The U.S. Department of Justice (DOJ) report released last month labeled Baltimore City's Civilian Review Board as ineffective. (WBFF)

BALTIMORE (WBFF) -- The U.S. Department of Justice (DOJ) report released last month labeled Baltimore City's Civilian Review Board as ineffective.

The board is an independent agency in charge of investigating cases of possible police misconduct reported by the public.

“Allegations of misconduct, excessive force, false arrest, false imprisonment, harassment and abusive language," said Kisha Brown, director of the Office of Civil Rights and Wage Enforcement, which oversees the board.

The board is made up of civilians from nine police districts who are selected by the mayor and approved by the Baltimore City Council. The public can submit complaints directly to the board.

The police department is required to share all complaints it receives, within certain categories like excessive force, with the board, which then reviews the complaints, conducts its own investigations and make disciplinary recommendations.

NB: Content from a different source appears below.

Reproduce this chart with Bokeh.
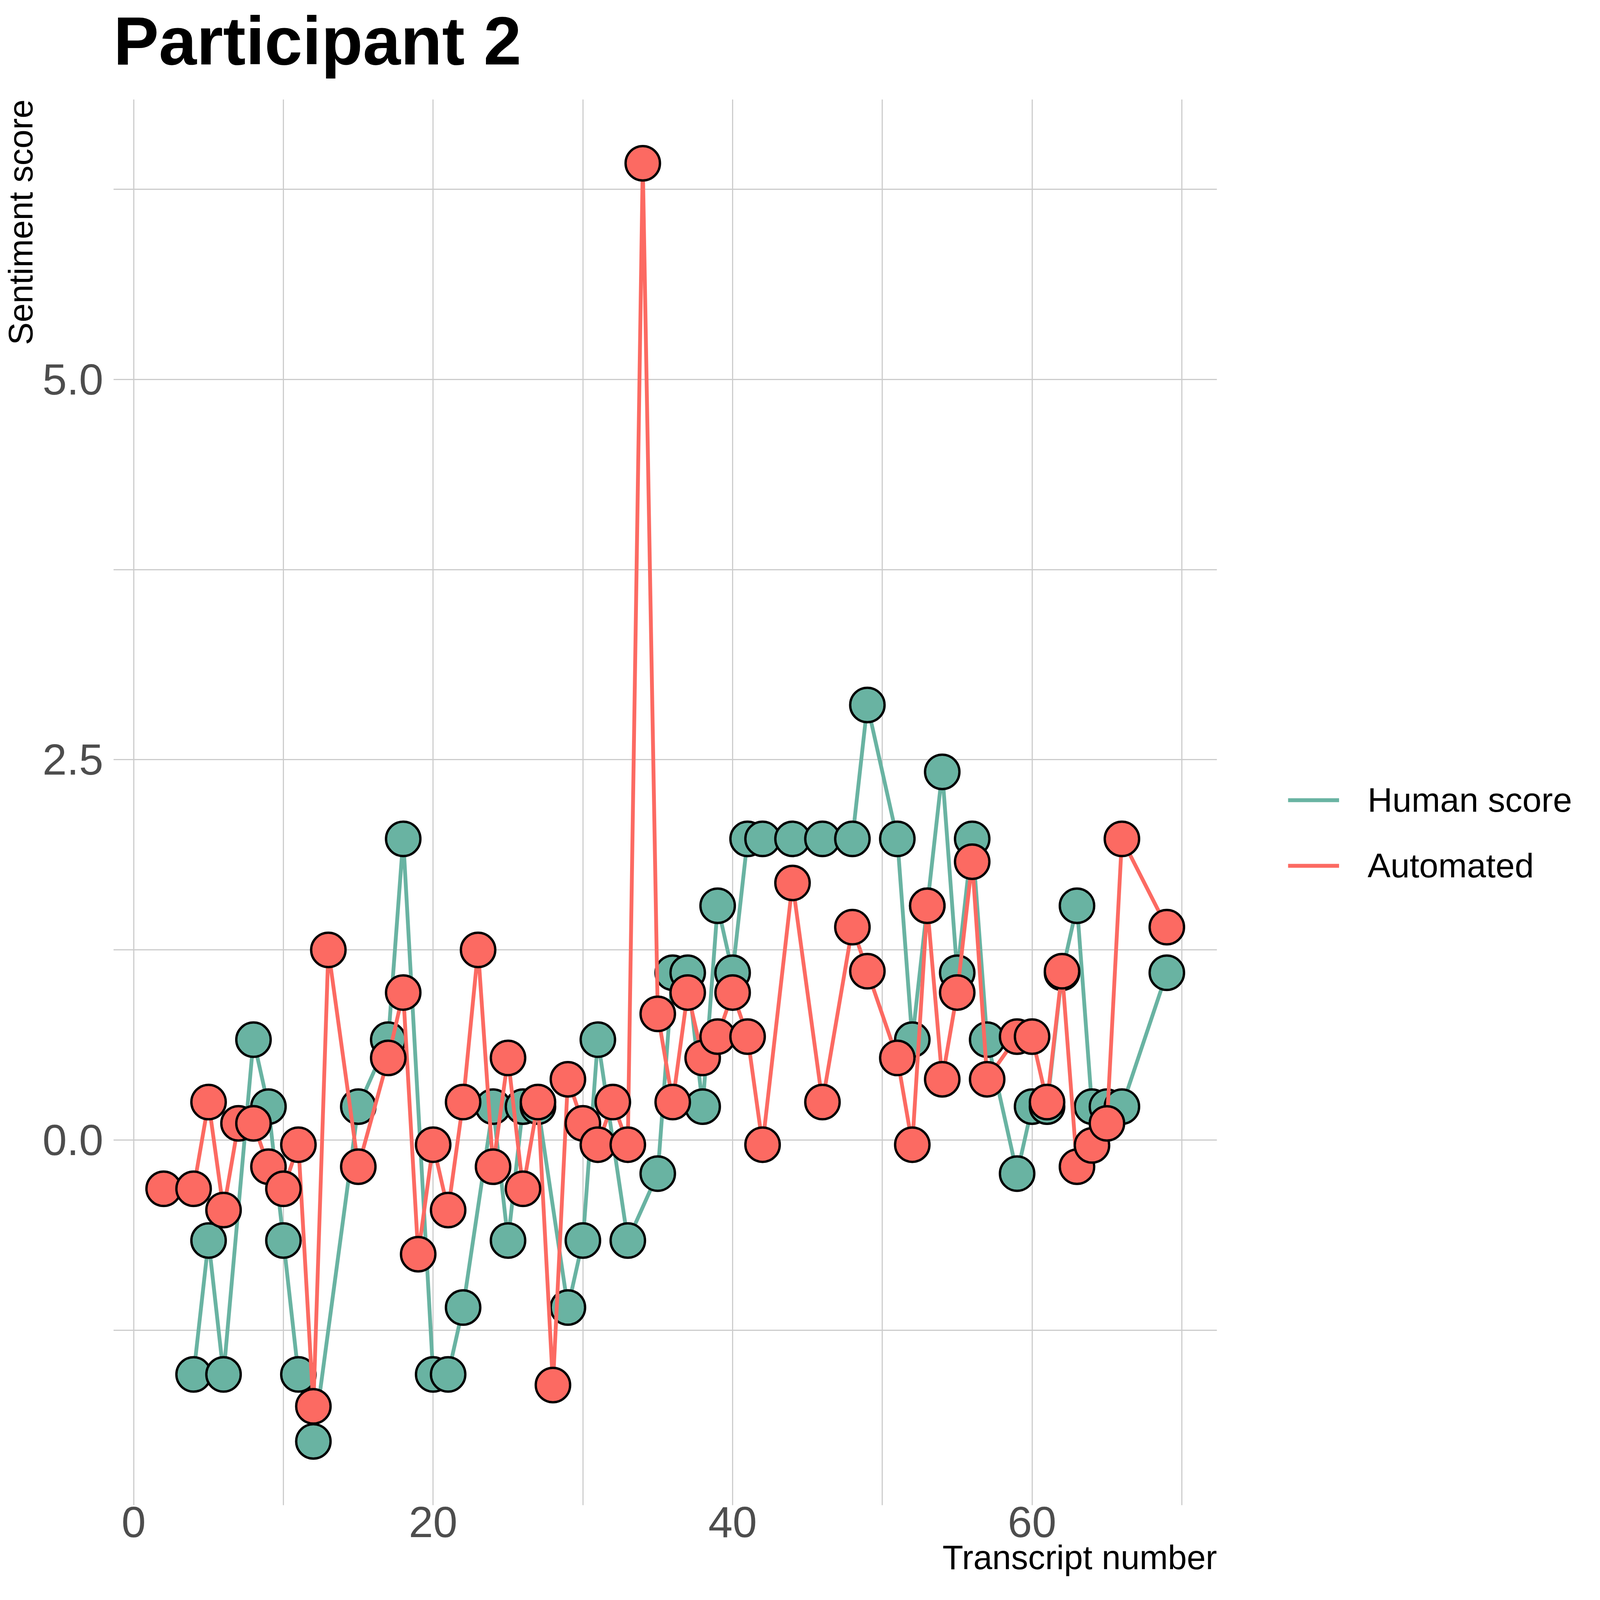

FOX45 cameras were allowed inside Thursday's meeting between the board's members.

Mary Denise Davis represents the Northern District.

“We are just regular citizens of Baltimore looking at complaints that are made and applying what the facts and laws are and determining the behavior," said Davis.

The DOJ report cited deficiencies within the board, such as having a lack of investigative resources and authority.

“There are a number of cases where BPD never forwarded their [Internal Affairs Department] report for the board to consider,” Brown said during the meeting.

Brown said that since she became director in February, things are slowly changing.

"The commissioner and I have recently made an effort to make sure we meet once a month so we can review issues that need a higher level of attention," Brown said. "It's a work in progress."